While senior citizens having only Fixed Deposit income below the basic exemption limit are not required to file Income Tax Return (ITR), they should do so to claim a refund in case the bank had deducted TDS on interest earned on those deposits.
The basic exemption limit for senior citizens under the old tax regime for AY 2023-24 is Rs 3 lakh. Under the New Tax Regime (u/s115BAC), this limit is Rs 2.5 lakh for AY 2023-24.
According to experts at Taxmann, filing an ITR is not mandatory for senior citizens having only bank deposit income below the maximum basic exemption limit.
However, it is important to note that if the amount of tax paid by an individual exceeds his actual tax liability, the excess amount is considered an ‘income-tax refund’ that can be claimed by filing a return.
“If you are eligible for an income-tax refund, it can only be claimed by filing the ITR,” say experts.

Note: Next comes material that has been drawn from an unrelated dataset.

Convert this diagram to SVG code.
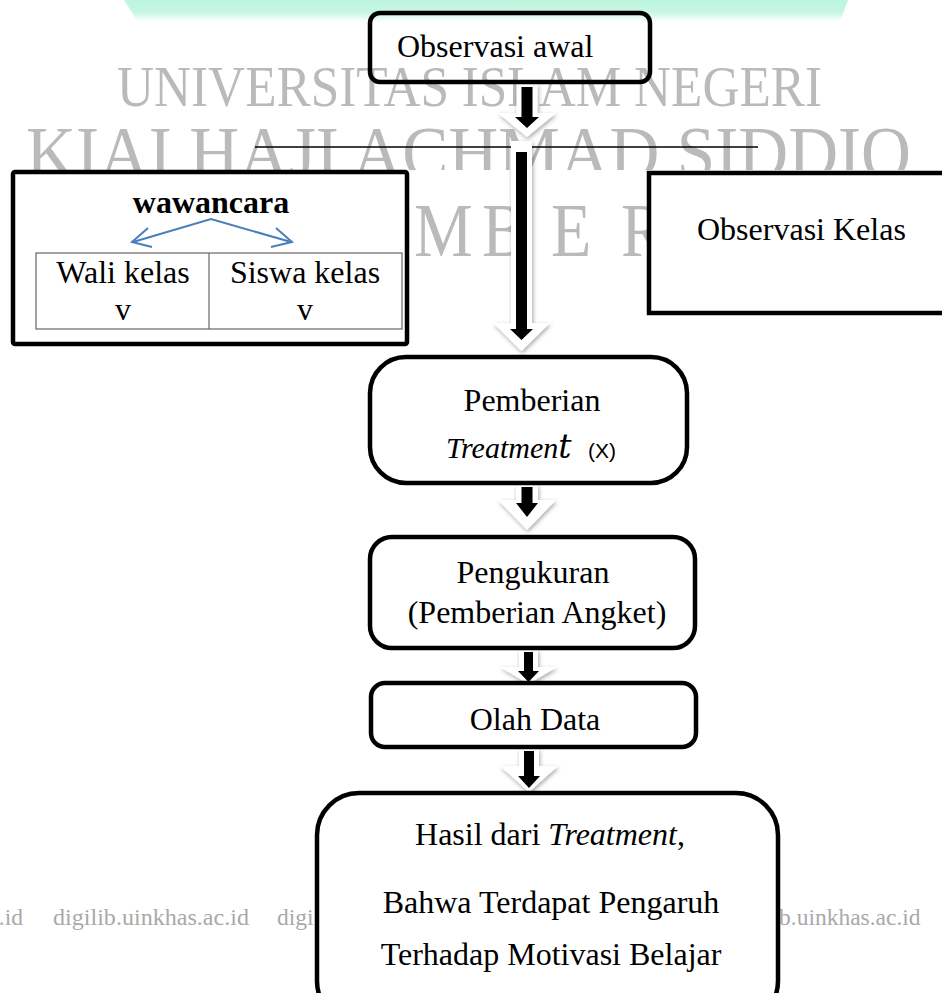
<svg xmlns="http://www.w3.org/2000/svg" width="942" height="993" viewBox="0 0 942 993">
<defs>
  <linearGradient id="band" x1="0" y1="0" x2="0" y2="1">
    <stop offset="0" stop-color="#bdf5de"/>
    <stop offset="0.55" stop-color="#c6f6e4"/>
    <stop offset="1" stop-color="#ffffff"/>
  </linearGradient>
  <filter id="sh" x="-50%" y="-20%" width="200%" height="140%">
    <feDropShadow dx="1" dy="2" stdDeviation="2" flood-color="#000" flood-opacity="0.35"/>
  </filter>
  <clipPath id="wmclip"><rect x="0" y="0" width="942" height="170"/></clipPath>
</defs>
<style>
  .t{font-family:"Liberation Serif","Times New Roman",serif;font-size:32px;fill:#000}
  .c{text-anchor:middle}
  .box{fill:#fff;stroke:#000;stroke-width:4.5}
  .wm{font-family:"Liberation Serif","Times New Roman",serif;fill:#bababa}
  .ft{font-family:"Liberation Serif","Times New Roman",serif;font-size:23.5px;fill:#a9a9a9}
  .wa{fill:#fff;filter:url(#sh)}
  .ba{fill:#000}
  .cell{fill:none;stroke:#666;stroke-width:1.2}
  .blue{fill:none;stroke:#4a7ebb;stroke-width:2}
</style>

<g id="background">
  <polygon points="124,0 848,0 840,22 138,22" fill="url(#band)"/>
  <text class="wm" x="117" y="106" font-size="56" textLength="705" lengthAdjust="spacingAndGlyphs">UNIVERSITAS ISLAM NEGERI</text>
  <g clip-path="url(#wmclip)">
    <text class="wm" x="26" y="178" font-size="74" textLength="885" lengthAdjust="spacingAndGlyphs">KIAI HAJI ACHMAD SIDDIQ</text>
  </g>
  <text class="wm" font-size="66" transform="translate(0,256) scale(1,1.15)" x="414 482 551 621" y="0">MBER</text>
  <text class="ft" x="23" y="925" text-anchor="end">.id</text>
  <text class="ft" x="53" y="925" textLength="196" lengthAdjust="spacingAndGlyphs">digilib.uinkhas.ac.id</text>
  <text class="ft" x="277" y="925">digi</text>
  <text class="ft" x="779" y="925">b.uinkhas.ac.id</text>
</g>

<g id="connectors">
  <line x1="255" y1="147" x2="758" y2="147" stroke="#000" stroke-width="1.6"/>
  <path class="wa" d="M516.5,84 H537.5 V113 H556 L527,137 L498,113 H516.5 Z"/>
  <path class="ba" d="M521.5,87 H532.5 V117 H539 L527,128 L515,117 H521.5 Z"/>
  <path class="wa" d="M511,141 H532 V323 H550 L521.5,351 L493,323 H511 Z"/>
  <path class="ba" d="M516,152 H527 V329 H533 L521.5,340 L510,329 H516 Z"/>
  <path class="wa" d="M516,485 H538 V500 H556 L527,530 L498,500 H516 Z"/>
  <path class="ba" d="M521.5,487 H532.5 V503 H538 L527,517 L516,503 H521.5 Z"/>
  <path class="wa" d="M519,650 H538 V667 H557 L528.5,684 L500,667 H519 Z"/>
  <path class="ba" d="M524,652 H533 V671 H539 L528.5,682 L518,671 H524 Z"/>
  <path class="wa" d="M519,749 H539 V766 H558 L529,792 L500,766 H519 Z"/>
  <path class="ba" d="M524,751 H534 V776 H540 L529,788 L518,776 H524 Z"/>
</g>

<g id="node-observasi-awal">
  <rect x="370" y="13" width="280" height="69" rx="10" fill="none" stroke="#000" stroke-width="4.5"/>
  <text class="t" x="397" y="57" font-size="31">Observasi awal</text>
</g>

<g id="node-wawancara">
  <rect class="box" x="13" y="172" width="394" height="172" rx="2"/>
  <text class="t" x="211" y="213" text-anchor="middle" font-weight="bold" font-size="29">wawancara</text>
  <polyline class="blue" points="133,242 211,219 291,242"/>
  <path class="blue" d="M148,228 L132,242 L152,247 M276,228 L292,242 L271,247"/>
  <rect class="cell" x="36" y="253" width="366" height="76"/>
  <line class="cell" x1="209" y1="253" x2="209" y2="329"/>
  <text class="t c" x="123" y="283" font-size="31">Wali kelas</text>
  <text class="t c" x="123" y="320" font-size="31">v</text>
  <text class="t c" x="305" y="283" font-size="31">Siswa kelas</text>
  <text class="t c" x="305" y="320" font-size="31">v</text>
</g>

<g id="node-observasi-kelas">
  <rect class="box" x="649" y="173" width="300" height="140"/>
  <text class="t" x="697" y="240">Observasi Kelas</text>
</g>

<g id="node-pemberian">
  <rect class="box" x="370" y="357" width="317" height="126" rx="36"/>
  <text class="t c" x="532" y="411">Pemberian</text>
  <text class="t" x="446" y="458"><tspan font-style="italic" font-size="30">Treatmen</tspan><tspan font-family="'DejaVu Serif',serif" font-style="italic" font-size="33">t</tspan><tspan x="588" font-family="'Liberation Sans',Arial,sans-serif" font-size="21">(X)</tspan></text>
</g>

<g id="node-pengukuran">
  <rect class="box" x="370" y="537" width="325" height="111" rx="22"/>
  <text class="t c" x="533" y="583">Pengukuran</text>
  <text class="t c" x="537" y="623">(Pemberian Angket)</text>
</g>

<g id="node-olah-data">
  <rect class="box" x="371" y="683" width="325" height="64" rx="14"/>
  <text class="t c" x="535" y="730">Olah Data</text>
</g>

<g id="node-hasil">
  <rect class="box" x="317" y="793" width="461" height="230" rx="42"/>
  <text class="t c" x="550" y="845">Hasil dari <tspan font-style="italic">Treatment</tspan>,</text>
  <text class="t c" x="551" y="913">Bahwa Terdapat Pengaruh</text>
  <text class="t c" x="551" y="965">Terhadap Motivasi Belajar</text>
</g>
</svg>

Therefore, in cases where tax has been deducted from the interest income of a senior citizen, filing the ITR to claim the refund of TDS is advisable. “If you do not file the return, you cannot claim any refund,” experts say.
The due date to file ITR for such senior citizens having only Fixed Deposit income is July 31, 2023. For other taxpayers, there are different due dates (check the full list of due dates for AY 2023-24 here).
If a taxpayer fails to file ITR before the due date then he can file a belated return till December 31, 2023. However, belated ITR involves a late fee. Therefore, it is advisable to file returns before the due dates.
Some senior citizens are exempted from filing returns after a certain age (read details here).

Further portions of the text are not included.